Three Factors to Consider When Adopting a Flexible Data Pipeline
- The Data Pipeline Pattern
You may have heard that ETL (extract, transform, load) is dead. With the advancement of Cloud Services and the low cost of Cloud Storage, the siloed approach of extracting data, transforming data, and loading data is inflexible and costly. So ETL isn’t necessarily dead; there are just more flexible patterns and approaches that provide robust results.
For example, a design pattern that includes ingest, model, enhance, transform, and deliver provides much more flexibility in its decoupling of Data Pipeline activities. Think about purchasing a pre-made meal at the supermarket. Let’s say you decide on three different pre-made meals to purchase. Now, think of the ingredients that make up those three meals. Rather than having three pre-made meals, you really have the ingredients that could make, say, nine different meals.
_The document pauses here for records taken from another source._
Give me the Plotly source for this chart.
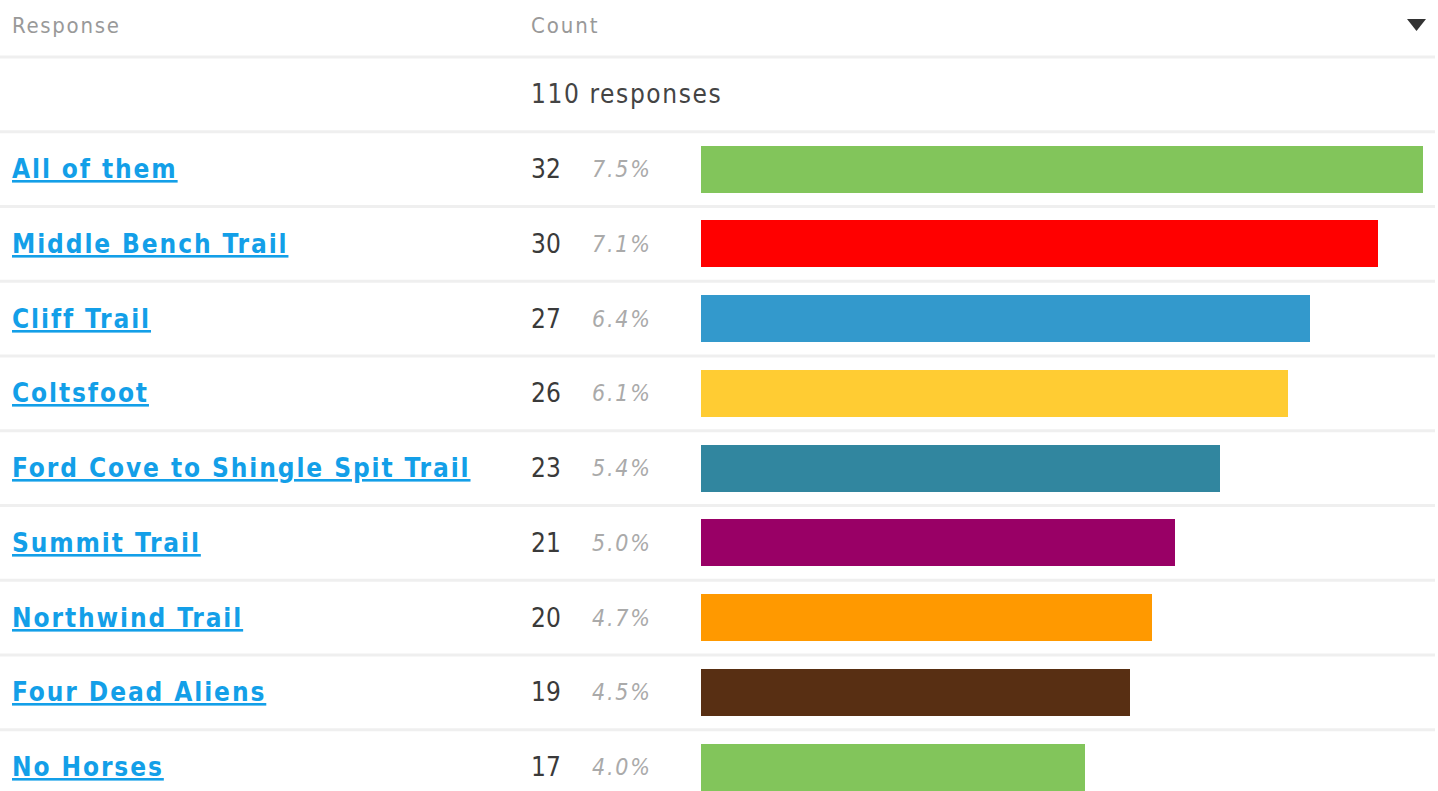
import plotly.graph_objects as go

# Survey results: trail preferences
responses = [
    "All of them",
    "Middle Bench Trail",
    "Cliff Trail",
    "Coltsfoot",
    "Ford Cove to Shingle Spit Trail",
    "Summit Trail",
    "Northwind Trail",
    "Four Dead Aliens",
    "No Horses",
]
counts = [32, 30, 27, 26, 23, 21, 20, 19, 17]
percents = ["7.5%", "7.1%", "6.4%", "6.1%", "5.4%", "5.0%", "4.7%", "4.5%", "4.0%"]
bar_colors = ["#82c55b", "#ff0000", "#3399cc", "#ffcc33", "#31869f",
              "#990066", "#ff9900", "#582f13", "#82c55b"]
total_responses = 110
headers = ["Response", "Count"]

W, H = 1438, 791
ROW_PITCH = 74.73
ROW0_CENTER = 169.2          # pixel centre of first row


def px_to_row(p):
    return (p - ROW0_CENTER) / ROW_PITCH


def spaced(text, ls):
    return f'<span style="letter-spacing:{ls}px">{text}</span>'


FONT = "DejaVu Sans Condensed, DejaVu Sans, sans-serif"
rows = list(range(len(responses)))

fig = go.Figure()
fig.add_trace(go.Bar(
    x=counts,
    y=rows,
    orientation="h",
    marker=dict(color=bar_colors, line=dict(width=0)),
    width=47 / ROW_PITCH,
    hoverinfo="skip",
))

annotations = []
# header row
annotations.append(dict(x=11 / W, y=px_to_row(25), text=spaced(headers[0], 1.7),
                        font=dict(family=FONT, size=22, color="#999999")))
annotations.append(dict(x=530 / W, y=px_to_row(25), text=spaced(headers[1], 1.9),
                        font=dict(family=FONT, size=22, color="#999999")))
annotations.append(dict(x=530 / W, y=px_to_row(94), text=spaced(f"{total_responses} responses", 1.6),
                        font=dict(family=FONT, size=26, color="#444444")))

for i, (lab, c, pct) in enumerate(zip(responses, counts, percents)):
    annotations.append(dict(x=11 / W, y=i, text=spaced(lab, 1.9),
                            font=dict(family=FONT, size=26, color="#139fe8",
                                      weight="bold", lineposition="under")))
    annotations.append(dict(x=530 / W, y=i, text=spaced(str(c), 0),
                            font=dict(family=FONT, size=26, color="#3a3a3a")))
    annotations.append(dict(x=591 / W, y=i, text=spaced(pct, 1.8),
                            font=dict(family=FONT, size=23, color="#aaaaaa", style="italic")))

for a in annotations:
    a.update(xref="paper", yref="y", xanchor="left", yanchor="middle",
             showarrow=False, borderpad=0)

shapes = []
# row separators
for k in range(-2, len(responses) - 1):
    yv = k + 0.5
    shapes.append(dict(type="line", xref="paper", yref="y",
                       x0=0, x1=1435 / W, y0=yv, y1=yv,
                       line=dict(color="#efefef", width=3)))
# sort menu triangle
shapes.append(dict(type="path", xref="paper", yref="paper",
                   path=f"M {1407 / W} {1 - 19 / H} L {1426 / W} {1 - 19 / H} "
                        f"L {1416.5 / W} {1 - 31 / H} Z",
                   fillcolor="#333333", line=dict(width=0)))

fig.update_layout(
    width=W, height=H,
    margin=dict(l=0, r=0, t=0, b=0),
    paper_bgcolor="white", plot_bgcolor="white",
    showlegend=False,
    xaxis=dict(domain=[701 / W, 1423 / W], range=[0, max(counts)],
               visible=False, fixedrange=True),
    yaxis=dict(domain=[0, 1], range=[px_to_row(H), px_to_row(0)],
               visible=False, fixedrange=True),
    annotations=annotations,
    shapes=shapes,
    bargap=0,
)

fig.write_html("out.html", config={"displayModeBar": False})
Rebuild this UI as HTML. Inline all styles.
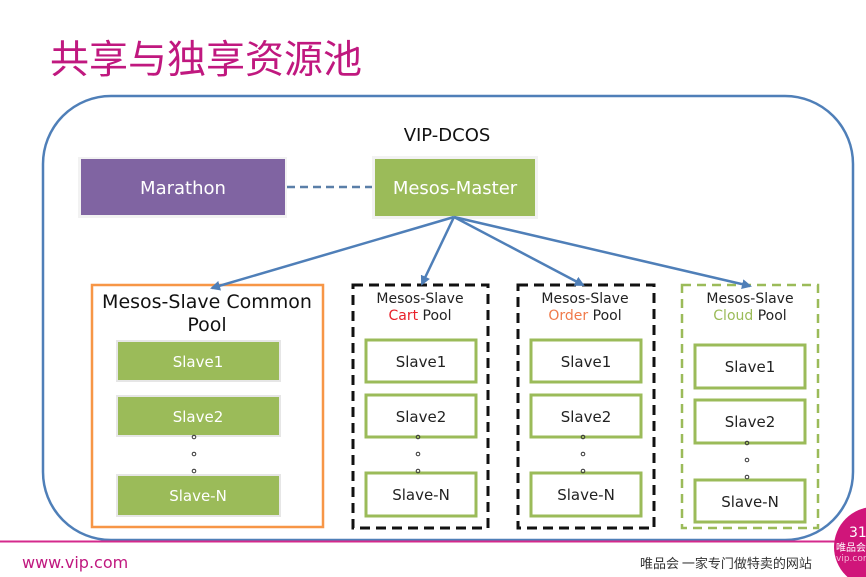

When the ingredients are decoupled, you have much more flexibility in the combinations and output.
Yes, choosing a more decoupled pattern for your Data Pipeline makes things more complex, but the flexibility and business agility you achieve as a result is worth it.
- The Skill Set and Size of the Data Pipeline Team
Assess your infrastructure, engineering, and Data Architecture teams. Their skills and traits will often define how you should proceed. To continue with the meal analogy: You wouldn’t want to work with a béarnaise sauce recipe if you didn’t have some experience in the finesse of emulsifying egg yolks and butter over heat. The same holds true for your infrastructure, engineering, and Data Architecture teams. You cannot ask your teammates to design and optimize a decoupled Data Pipeline and then expect quality results when at least some of the team members don’t have relevant experience or knowledge in the decoupled approach.
Meet with team members and get a clear understanding of the skills, pace, and needs of each team and how will they complement and impact each other. Uncover their backgrounds and future desires so you can determine how they can be best leveraged to bring value to the implementation of your agile Data Pipeline. Ensure the discovery process is iterative and inclusive as you design and build the pipeline. Creating compatibility across teams is also a positive outcome of an iterative, inclusive approach, as it builds cross-team coherence.
- The Speed at Which Your Organization can Adapt
Depending on your company’s size, structure, and culture, creating a more flexible platform for data could be relatively easy or much more challenging and time-consuming.
One more time with the meal analogy: Imagine that your organization is like your family. Is your family used to eating spicy, hot food, or would hot spices create a disruption? Do you need to consider gluten-free recipes and ingredients? These differentiators should guide your dinner decisions.
Similarly, put time into analyzing your work environment’s differentiators. The competitive landscape, your organizational structure, and your company’s past experiences will all impact the rate at which you can implement a flexible Data Pipeline. In order to get a clearer picture and adequately prepare, ask a few questions: How do we usually go about a technology transformation? Who would be an effective executive sponsor of this initiative? What is the quantifiable value to the team members to make a change? Why is this approach good for our company? You’ll have a clearer idea of how the project will go once you understand the expectations of the key stakeholders.
More Flexibility, More Potential
By building a decoupled, flexible Data Pipeline, you can adapt to change. In doing so, you will end up reducing costs, increasing efficiency, and allowing your organization to react quickly to new opportunities. With a growing number of cloud solutions for managing these needs, the time is now to think about how a flexible Data Pipeline can make all the difference to your business in the years ahead.